Once you find a property that meets your criteria, you can make an offer to purchase the property. A purchase offer includes important terms like the price you’re willing to pay, your choice of financing, and the timeline to close. You can even set contingencies (special conditions) in the offer, such as requiring a satisfactory property inspection or having the seller pay a concession to help cover some of your closing costs. Sellers are less likely to entertain offers with many conditions, particularly if there are other interested buyers in the market. So consider market conditions before making such requests. 

An experienced real estate agent can assist you in finding and evaluating properties, drafting an offer, and negotiating terms. 

Step 5: Completing Due Diligence

The contract period begins once the seller accepts your offer. This period provides time to look more closely at the property and make sure you understand what you’re getting. Your due diligence research may include:

  • An inspection to confirm the physical condition of the property.
  • An appraisal to confirm the value of the property. 
  • A survey to confirm the geographic boundaries of the property.
  • A title search to confirm that the seller has the legal right to transfer ownership and that there are no known liens or claims of ownership from third parties.

You may also want to discuss the purchase with a tax accountant as rental properties influence income taxes. On one hand, your rental income may be taxed. However, investment property owners can claim deductions for items like mortgage interest, property taxes, and depreciation expenses, which help reduce income tax liability.

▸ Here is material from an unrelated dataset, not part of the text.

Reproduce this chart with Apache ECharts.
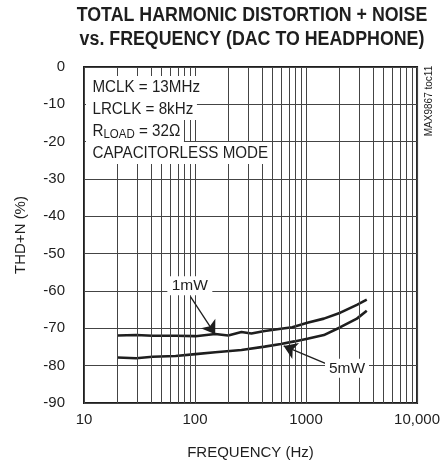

Step 6: Securing Financing for Your Investment Property to Close the Deal

If you have been pre-approved by a lender, getting a mortgage simply requires some paperwork with supporting documents confirming your readiness to move forward with the purchase, including:

  • The signed purchase contract,  
  • The completed appraisal
  • The property inspection report
  • Your homeowner's insurance policy (plus any required specialty policies, such as flood insurance)
  • Title certification

How to Buy a Rental Property with Alternative Financing

Traditional mortgage loans are not the only option for financing rental properties. Alternative financing strategies for real estate investments include:

  • Seller financing, in which the seller serves as the lender, loaning money to the buyer.
  • Private money lenders, such as family, friends, or investors willing to loan you money. 
  • Hard money loans, which are short-term loans with comparatively high interest rates. Hard money loans must be replaced with long-term financing before they mature if you plan to hold the property past that date.
  • Home equity loans or HELOCs, which allow you to borrow against the equity in another home you may own, using that other property as collateral for the loan.

The Bottom Line

Buying a rental property is a significant investment that requires careful planning, financial preparation, and thorough market research. By understanding the local rental market, setting clear financial goals, and exploring all available financing options, you can position your new property for success.